Carlos Novaes, 18 de novembro de 2022
Em 03 de abril de 2018, o comandante do Exército publicou um tuite com o objetivo de impedir a candidatura de Lula à presidência da República; em 15 de novembro de 2022, o mesmo general, já reformado, publicou uma nota apoiando manifestações contrárias à posse de Lula na presidência da República. Na ativa, o general grunhiu autoritariamente para dentro do Estado, e obteve êxito; de pijama, o general foi democraticamente derrotado pela maioria da sociedade e choraminga dando voz à minoria inconformada. De um texto até o outro, o facciosismo estatal dos militares sofreu uma tremenda derrota para a sociedade, o que nos custou o preço de sofrer e transpor um “governo” de Bolsonaro. Não fosse a natureza facciosa da candidatura de Lula, seria o caso de vermos nessa trajetória uma nova oportunidade para avançarmos na direção de um Estado de Direito Democrático. Esmiuçemos.
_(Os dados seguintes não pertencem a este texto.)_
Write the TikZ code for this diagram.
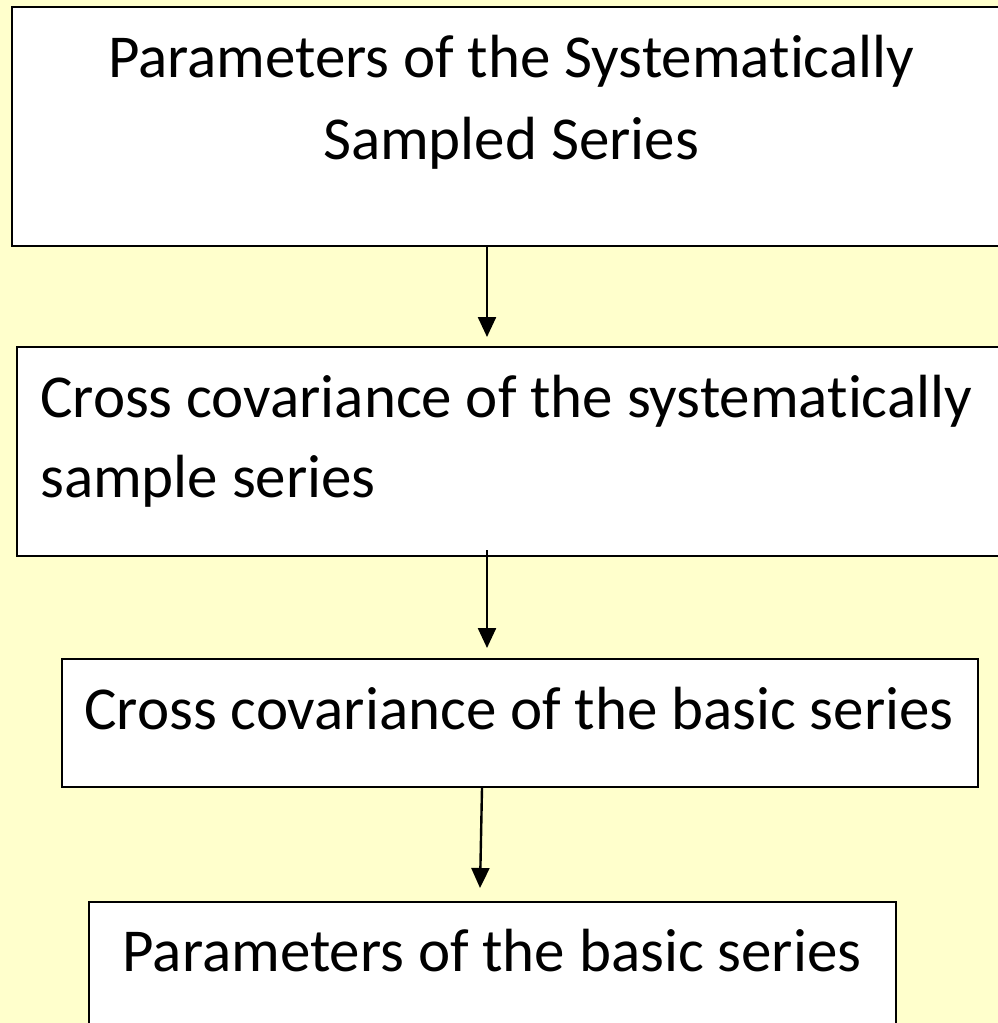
\documentclass[tikz,border=0pt]{standalone}
\usepackage{fontspec}
\setmainfont[Ligatures=NoCommon]{Carlito}
\usetikzlibrary{arrows.meta}
\definecolor{bgyellow}{RGB}{255,255,204}
\tikzset{
  box/.style={draw=black, line width=1.6bp, fill=white, inner sep=0pt, anchor=north west},
  txt/.style={inner sep=0pt, anchor=base, font=\fontsize{61.2}{72}\selectfont},
  txtl/.style={txt, anchor=base west},
  arr/.style={line width=2.4bp, -{Triangle[width=18bp,length=20bp]}}
}
\begin{document}
\begin{tikzpicture}[x=1bp,y=-1bp]
\useasboundingbox (0,0) rectangle (998,1023);
\fill[bgyellow] (0,0) rectangle (998,1023);
\begin{scope}
\clip (0,0) rectangle (998,1023);
\node[box, minimum width=1010bp, minimum height=239bp] (b1) at (11,6) {};
\node[box, minimum width=1010bp, minimum height=209bp] (b2) at (16,346) {};
\node[box, minimum width=916bp, minimum height=128bp] (b3) at (61,658) {};
\node[box, minimum width=807bp, minimum height=140bp] (b4) at (88,901) {};
\end{scope}
\node[txt] (t1a) at (511,77) {Parameters of the Systematically};
\node[txt] (t1b) at (511,159) {Sampled Series};
\node[txtl] (t2a) at (40,417) {Cross covariance of the systematically};
\node[txtl] (t2b) at (40,497) {sample series};
\node[txt] (t3) at (519,729) {Cross covariance of the basic series};
\node[txt] (t4) at (492,971) {Parameters of the basic series};
\coordinate (a1s) at (487,247);
\coordinate (a1e) at (487,337);
\coordinate (a2s) at (487,550);
\coordinate (a2e) at (487,648);
\coordinate (a3s) at (482,788);
\coordinate (a3e) at (480,888);
\draw[arr] (a1s) -- (a1e);
\draw[arr] (a2s) -- (a2e);
\draw[arr] (a3s) -- (a3e);
\end{tikzpicture}
\end{document}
Essas duas manifestações do mesmo general, “muito respeitado” na caserna, servem de balizas a escancarar que, ao contrário do que se diz na mídia convencional, no curso desses quase cinco anos os militares, embora tenham auferido vantagens, se enfraqueceram e se desgastaram diante da maioria da sociedade. Se enfraqueceram porque, ao imaginarem que poderiam tutelar Bolsonaro para aumentar o que já recebem do Estado de Direito Autoritário-EDA em que estão acomodados, acabaram por serem arrastados a explicitarem sua condição de meros agentes estatais facciosos em busca de poder para fazer dinheiro, repetindo o comportamento das facções rivais, que hipocritamente diziam repelir, como ficou demonstrado na convivência interesseira com o Centrão. E se desgastaram porque, inábeis, não souberam obter a melhoria da sua já confortável situação no EDA sem ter de entregar a contraproducente contrapartida de se enredarem nos blefes golpistas do chefe, a ponto de se emaranharem em infundados questionamentos às urnas eletrônicas, e se desmoralizarem.
Ao ficarem na contramão das duas maiorias fundamentais da sociedade brasileira, os militares chegam ao fim do governo Bolsonaro podendo ser caracterizados como expressão cabal do repelente facciosismo que caracteriza o Estado de Direito Autoritário em crise de legitimação: tanto a maioria do sentimento antissistema, quanto a maioria da preferência pela democracia chega ao limiar de 2023 podendo enxergar nos militares o que eles de fato são: um adversário na luta por um Estado de Direito Democrático.
Os facciosos líderes do Centrão se saíram muito melhor do que os militares, afinal, experientes na luta aberta entre facções, sabem não ter como evitar a corrupção e o fisiologismo que nutrem o sistema, mas — tirando proveito do jogo atrapalhado dos militares (cujo esperneio não temem) — não titubearam na hora de defender as urnas eletrônicas, cuja idoneidade é a garantia do próprio jogo faccioso, como vimos detalhadamente aqui.
Embora não queiram um golpe, nem, muito menos, fazer de Bolsonaro um ditador, como explicado neste vídeo aqui, os militares estão flertando irresponsavelmente com as manifestações contra a posse de Lula porque esse é o único apoio social que lhes restou depois das trapalhadas que fizeram no curso desse período entre as duas manifestações do general Villas-Boas (cujas mangas já estavam de fora muito antes, como discuti aqui) — agora, trata-se de um blefe dentro do blefe: blefe porque não almejam um golpe, até porque estão muito bem no EDA; blefe adicional porque ainda que o quisessem, agora estão mais fracos do que na época em que puderam impedir a candidatura de Lula. Mas precisam parecer hostis para, posando de “último recurso”, arrancarem de Lula concessões que impeçam a transformação da derrota sofrida em perdas materiais, perdas que dariam realce ao sentido negativo dos reveses simbólicos havidos.
Se não estivesse cego pela inócua tarefa regressiva de “defender a democracia”, Lula poderia fazer da chancela democrática da maioria da sociedade o ponto de partida para iniciar a construção de uma nova maioria, recobrindo a desmoralização dos militares com uma derrota real deles, isto é, uma derrota que trouxesse ganhos para a almejada consolidação da democracia: nomear uma mulher do mundo civil para chefiar o Ministério da Defesa, com todas as decorrências que uma escolha assim implicaria. Para tornar a situação especialmente difícil ao esperneio das facções militares contrariadas, o recomendável seria escolher uma mulher conservadora afeita às práticas de mando, especialmente na lida com homens que só o aceitam quando submetidos a padrões hierárquicos arcaicos, como é o caso na vida militar e… no agronegócio. Num cenário assim, o nome da fazendeira tradicionalista Simone Tebet emerge como ideal.